[Begin]
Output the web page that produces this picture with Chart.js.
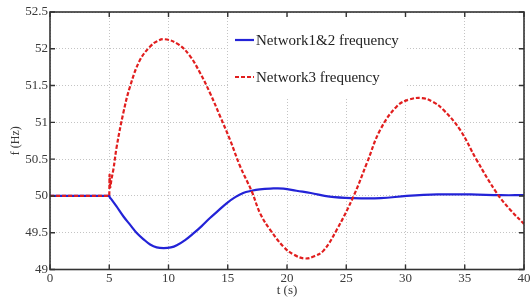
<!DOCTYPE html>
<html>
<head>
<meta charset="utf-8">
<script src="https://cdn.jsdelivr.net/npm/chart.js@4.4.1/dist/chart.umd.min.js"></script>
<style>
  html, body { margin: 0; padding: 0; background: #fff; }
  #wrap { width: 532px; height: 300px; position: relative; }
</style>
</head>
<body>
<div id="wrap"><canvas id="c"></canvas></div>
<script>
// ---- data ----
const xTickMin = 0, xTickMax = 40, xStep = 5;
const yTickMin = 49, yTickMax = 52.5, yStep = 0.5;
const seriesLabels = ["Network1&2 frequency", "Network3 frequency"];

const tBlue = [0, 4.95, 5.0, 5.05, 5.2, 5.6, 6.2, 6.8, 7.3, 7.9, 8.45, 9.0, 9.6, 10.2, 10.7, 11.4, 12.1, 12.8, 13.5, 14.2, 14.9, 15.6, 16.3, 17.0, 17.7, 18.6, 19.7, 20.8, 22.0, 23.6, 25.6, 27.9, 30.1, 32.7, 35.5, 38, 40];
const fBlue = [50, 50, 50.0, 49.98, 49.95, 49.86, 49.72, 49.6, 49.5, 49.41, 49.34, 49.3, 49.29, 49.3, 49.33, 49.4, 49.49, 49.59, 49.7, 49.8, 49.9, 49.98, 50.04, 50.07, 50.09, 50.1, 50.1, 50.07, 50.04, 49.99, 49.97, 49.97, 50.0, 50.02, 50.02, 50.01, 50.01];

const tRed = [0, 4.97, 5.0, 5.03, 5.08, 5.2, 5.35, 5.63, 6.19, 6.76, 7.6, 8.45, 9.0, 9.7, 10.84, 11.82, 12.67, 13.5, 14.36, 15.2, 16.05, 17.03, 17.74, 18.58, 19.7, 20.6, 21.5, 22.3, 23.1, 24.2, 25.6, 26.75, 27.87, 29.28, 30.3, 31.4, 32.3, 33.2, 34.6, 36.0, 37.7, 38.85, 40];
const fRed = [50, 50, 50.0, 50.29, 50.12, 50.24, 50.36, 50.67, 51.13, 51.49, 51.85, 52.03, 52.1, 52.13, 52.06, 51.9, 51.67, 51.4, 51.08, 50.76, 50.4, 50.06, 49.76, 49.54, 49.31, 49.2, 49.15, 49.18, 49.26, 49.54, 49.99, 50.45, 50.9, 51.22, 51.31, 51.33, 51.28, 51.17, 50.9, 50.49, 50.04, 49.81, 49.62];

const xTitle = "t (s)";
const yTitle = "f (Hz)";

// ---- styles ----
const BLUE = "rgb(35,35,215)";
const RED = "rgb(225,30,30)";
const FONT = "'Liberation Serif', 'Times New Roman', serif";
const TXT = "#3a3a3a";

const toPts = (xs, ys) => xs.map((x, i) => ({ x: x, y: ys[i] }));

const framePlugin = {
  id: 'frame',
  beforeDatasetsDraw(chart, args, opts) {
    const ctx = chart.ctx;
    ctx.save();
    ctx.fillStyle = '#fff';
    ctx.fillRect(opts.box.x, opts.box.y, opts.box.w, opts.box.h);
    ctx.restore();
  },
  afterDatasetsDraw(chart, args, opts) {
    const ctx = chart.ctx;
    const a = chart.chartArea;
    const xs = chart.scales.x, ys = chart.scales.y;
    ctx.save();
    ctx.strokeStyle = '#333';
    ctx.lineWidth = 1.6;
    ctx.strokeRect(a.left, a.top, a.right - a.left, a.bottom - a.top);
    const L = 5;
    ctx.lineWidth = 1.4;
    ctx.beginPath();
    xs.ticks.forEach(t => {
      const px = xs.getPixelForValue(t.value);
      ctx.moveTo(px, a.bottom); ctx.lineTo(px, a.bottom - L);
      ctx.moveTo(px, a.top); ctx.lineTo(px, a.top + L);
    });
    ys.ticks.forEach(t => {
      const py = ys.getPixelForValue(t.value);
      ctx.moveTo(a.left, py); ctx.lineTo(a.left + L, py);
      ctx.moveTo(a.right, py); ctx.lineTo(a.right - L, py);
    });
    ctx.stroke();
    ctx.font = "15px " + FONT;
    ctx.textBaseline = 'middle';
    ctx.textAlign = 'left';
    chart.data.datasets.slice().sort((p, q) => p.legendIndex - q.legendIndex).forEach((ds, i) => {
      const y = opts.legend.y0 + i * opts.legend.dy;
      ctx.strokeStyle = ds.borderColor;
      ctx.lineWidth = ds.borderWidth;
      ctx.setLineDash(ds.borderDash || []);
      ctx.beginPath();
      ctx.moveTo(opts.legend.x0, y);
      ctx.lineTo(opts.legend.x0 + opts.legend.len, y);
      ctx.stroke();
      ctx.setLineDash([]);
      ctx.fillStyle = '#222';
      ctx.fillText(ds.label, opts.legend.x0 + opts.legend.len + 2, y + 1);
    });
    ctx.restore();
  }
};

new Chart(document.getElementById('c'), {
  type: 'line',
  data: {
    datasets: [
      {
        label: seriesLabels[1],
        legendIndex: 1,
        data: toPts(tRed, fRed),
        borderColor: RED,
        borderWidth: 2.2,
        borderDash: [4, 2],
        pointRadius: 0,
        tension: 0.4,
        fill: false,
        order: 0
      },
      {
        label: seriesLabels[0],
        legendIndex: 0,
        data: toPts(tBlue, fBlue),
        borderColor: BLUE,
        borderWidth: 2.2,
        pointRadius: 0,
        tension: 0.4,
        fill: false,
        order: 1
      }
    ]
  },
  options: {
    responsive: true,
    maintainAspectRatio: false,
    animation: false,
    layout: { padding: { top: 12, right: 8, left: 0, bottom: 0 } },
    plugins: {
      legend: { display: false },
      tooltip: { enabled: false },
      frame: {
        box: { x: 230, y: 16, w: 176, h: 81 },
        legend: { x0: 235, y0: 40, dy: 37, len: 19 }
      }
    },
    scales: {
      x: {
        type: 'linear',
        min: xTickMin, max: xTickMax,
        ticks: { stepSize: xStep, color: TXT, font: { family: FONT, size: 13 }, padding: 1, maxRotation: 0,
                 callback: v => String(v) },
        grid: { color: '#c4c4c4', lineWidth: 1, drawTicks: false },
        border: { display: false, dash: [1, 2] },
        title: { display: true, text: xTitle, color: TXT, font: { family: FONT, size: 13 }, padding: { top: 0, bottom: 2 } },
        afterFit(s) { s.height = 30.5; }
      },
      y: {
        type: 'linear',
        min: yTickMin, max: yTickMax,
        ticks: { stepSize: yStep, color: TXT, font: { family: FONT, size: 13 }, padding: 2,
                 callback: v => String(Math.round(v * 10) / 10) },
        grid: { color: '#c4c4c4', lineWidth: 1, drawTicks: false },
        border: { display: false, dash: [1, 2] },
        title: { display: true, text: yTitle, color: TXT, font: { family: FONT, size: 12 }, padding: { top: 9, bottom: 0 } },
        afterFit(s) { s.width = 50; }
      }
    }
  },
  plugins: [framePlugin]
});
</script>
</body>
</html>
[End]
:: Aim ::
Make an exact reproduction of the listing above, without any pictures.

:: Solution for this exercise ::
Output the web page that produces this picture with Chart.js.
<!DOCTYPE html>
<html>
<head>
<meta charset="utf-8">
<script src="https://cdn.jsdelivr.net/npm/chart.js@4.4.1/dist/chart.umd.min.js"></script>
<style>
  html, body { margin: 0; padding: 0; background: #fff; }
  #wrap { width: 532px; height: 300px; position: relative; }
</style>
</head>
<body>
<div id="wrap"><canvas id="c"></canvas></div>
<script>
// ---- data ----
const xTickMin = 0, xTickMax = 40, xStep = 5;
const yTickMin = 49, yTickMax = 52.5, yStep = 0.5;
const seriesLabels = ["Network1&2 frequency", "Network3 frequency"];

const tBlue = [0, 4.95, 5.0, 5.05, 5.2, 5.6, 6.2, 6.8, 7.3, 7.9, 8.45, 9.0, 9.6, 10.2, 10.7, 11.4, 12.1, 12.8, 13.5, 14.2, 14.9, 15.6, 16.3, 17.0, 17.7, 18.6, 19.7, 20.8, 22.0, 23.6, 25.6, 27.9, 30.1, 32.7, 35.5, 38, 40];
const fBlue = [50, 50, 50.0, 49.98, 49.95, 49.86, 49.72, 49.6, 49.5, 49.41, 49.34, 49.3, 49.29, 49.3, 49.33, 49.4, 49.49, 49.59, 49.7, 49.8, 49.9, 49.98, 50.04, 50.07, 50.09, 50.1, 50.1, 50.07, 50.04, 49.99, 49.97, 49.97, 50.0, 50.02, 50.02, 50.01, 50.01];

const tRed = [0, 4.97, 5.0, 5.03, 5.08, 5.2, 5.35, 5.63, 6.19, 6.76, 7.6, 8.45, 9.0, 9.7, 10.84, 11.82, 12.67, 13.5, 14.36, 15.2, 16.05, 17.03, 17.74, 18.58, 19.7, 20.6, 21.5, 22.3, 23.1, 24.2, 25.6, 26.75, 27.87, 29.28, 30.3, 31.4, 32.3, 33.2, 34.6, 36.0, 37.7, 38.85, 40];
const fRed = [50, 50, 50.0, 50.29, 50.12, 50.24, 50.36, 50.67, 51.13, 51.49, 51.85, 52.03, 52.1, 52.13, 52.06, 51.9, 51.67, 51.4, 51.08, 50.76, 50.4, 50.06, 49.76, 49.54, 49.31, 49.2, 49.15, 49.18, 49.26, 49.54, 49.99, 50.45, 50.9, 51.22, 51.31, 51.33, 51.28, 51.17, 50.9, 50.49, 50.04, 49.81, 49.62];

const xTitle = "t (s)";
const yTitle = "f (Hz)";

// ---- styles ----
const BLUE = "rgb(35,35,215)";
const RED = "rgb(225,30,30)";
const FONT = "'Liberation Serif', 'Times New Roman', serif";
const TXT = "#3a3a3a";

const toPts = (xs, ys) => xs.map((x, i) => ({ x: x, y: ys[i] }));

const framePlugin = {
  id: 'frame',
  beforeDatasetsDraw(chart, args, opts) {
    const ctx = chart.ctx;
    ctx.save();
    ctx.fillStyle = '#fff';
    ctx.fillRect(opts.box.x, opts.box.y, opts.box.w, opts.box.h);
    ctx.restore();
  },
  afterDatasetsDraw(chart, args, opts) {
    const ctx = chart.ctx;
    const a = chart.chartArea;
    const xs = chart.scales.x, ys = chart.scales.y;
    ctx.save();
    ctx.strokeStyle = '#333';
    ctx.lineWidth = 1.6;
    ctx.strokeRect(a.left, a.top, a.right - a.left, a.bottom - a.top);
    const L = 5;
    ctx.lineWidth = 1.4;
    ctx.beginPath();
    xs.ticks.forEach(t => {
      const px = xs.getPixelForValue(t.value);
      ctx.moveTo(px, a.bottom); ctx.lineTo(px, a.bottom - L);
      ctx.moveTo(px, a.top); ctx.lineTo(px, a.top + L);
    });
    ys.ticks.forEach(t => {
      const py = ys.getPixelForValue(t.value);
      ctx.moveTo(a.left, py); ctx.lineTo(a.left + L, py);
      ctx.moveTo(a.right, py); ctx.lineTo(a.right - L, py);
    });
    ctx.stroke();
    ctx.font = "15px " + FONT;
    ctx.textBaseline = 'middle';
    ctx.textAlign = 'left';
    chart.data.datasets.slice().sort((p, q) => p.legendIndex - q.legendIndex).forEach((ds, i) => {
      const y = opts.legend.y0 + i * opts.legend.dy;
      ctx.strokeStyle = ds.borderColor;
      ctx.lineWidth = ds.borderWidth;
      ctx.setLineDash(ds.borderDash || []);
      ctx.beginPath();
      ctx.moveTo(opts.legend.x0, y);
      ctx.lineTo(opts.legend.x0 + opts.legend.len, y);
      ctx.stroke();
      ctx.setLineDash([]);
      ctx.fillStyle = '#222';
      ctx.fillText(ds.label, opts.legend.x0 + opts.legend.len + 2, y + 1);
    });
    ctx.restore();
  }
};

new Chart(document.getElementById('c'), {
  type: 'line',
  data: {
    datasets: [
      {
        label: seriesLabels[1],
        legendIndex: 1,
        data: toPts(tRed, fRed),
        borderColor: RED,
        borderWidth: 2.2,
        borderDash: [4, 2],
        pointRadius: 0,
        tension: 0.4,
        fill: false,
        order: 0
      },
      {
        label: seriesLabels[0],
        legendIndex: 0,
        data: toPts(tBlue, fBlue),
        borderColor: BLUE,
        borderWidth: 2.2,
        pointRadius: 0,
        tension: 0.4,
        fill: false,
        order: 1
      }
    ]
  },
  options: {
    responsive: true,
    maintainAspectRatio: false,
    animation: false,
    layout: { padding: { top: 12, right: 8, left: 0, bottom: 0 } },
    plugins: {
      legend: { display: false },
      tooltip: { enabled: false },
      frame: {
        box: { x: 230, y: 16, w: 176, h: 81 },
        legend: { x0: 235, y0: 40, dy: 37, len: 19 }
      }
    },
    scales: {
      x: {
        type: 'linear',
        min: xTickMin, max: xTickMax,
        ticks: { stepSize: xStep, color: TXT, font: { family: FONT, size: 13 }, padding: 1, maxRotation: 0,
                 callback: v => String(v) },
        grid: { color: '#c4c4c4', lineWidth: 1, drawTicks: false },
        border: { display: false, dash: [1, 2] },
        title: { display: true, text: xTitle, color: TXT, font: { family: FONT, size: 13 }, padding: { top: 0, bottom: 2 } },
        afterFit(s) { s.height = 30.5; }
      },
      y: {
        type: 'linear',
        min: yTickMin, max: yTickMax,
        ticks: { stepSize: yStep, color: TXT, font: { family: FONT, size: 13 }, padding: 2,
                 callback: v => String(Math.round(v * 10) / 10) },
        grid: { color: '#c4c4c4', lineWidth: 1, drawTicks: false },
        border: { display: false, dash: [1, 2] },
        title: { display: true, text: yTitle, color: TXT, font: { family: FONT, size: 12 }, padding: { top: 9, bottom: 0 } },
        afterFit(s) { s.width = 50; }
      }
    }
  },
  plugins: [framePlugin]
});
</script>
</body>
</html>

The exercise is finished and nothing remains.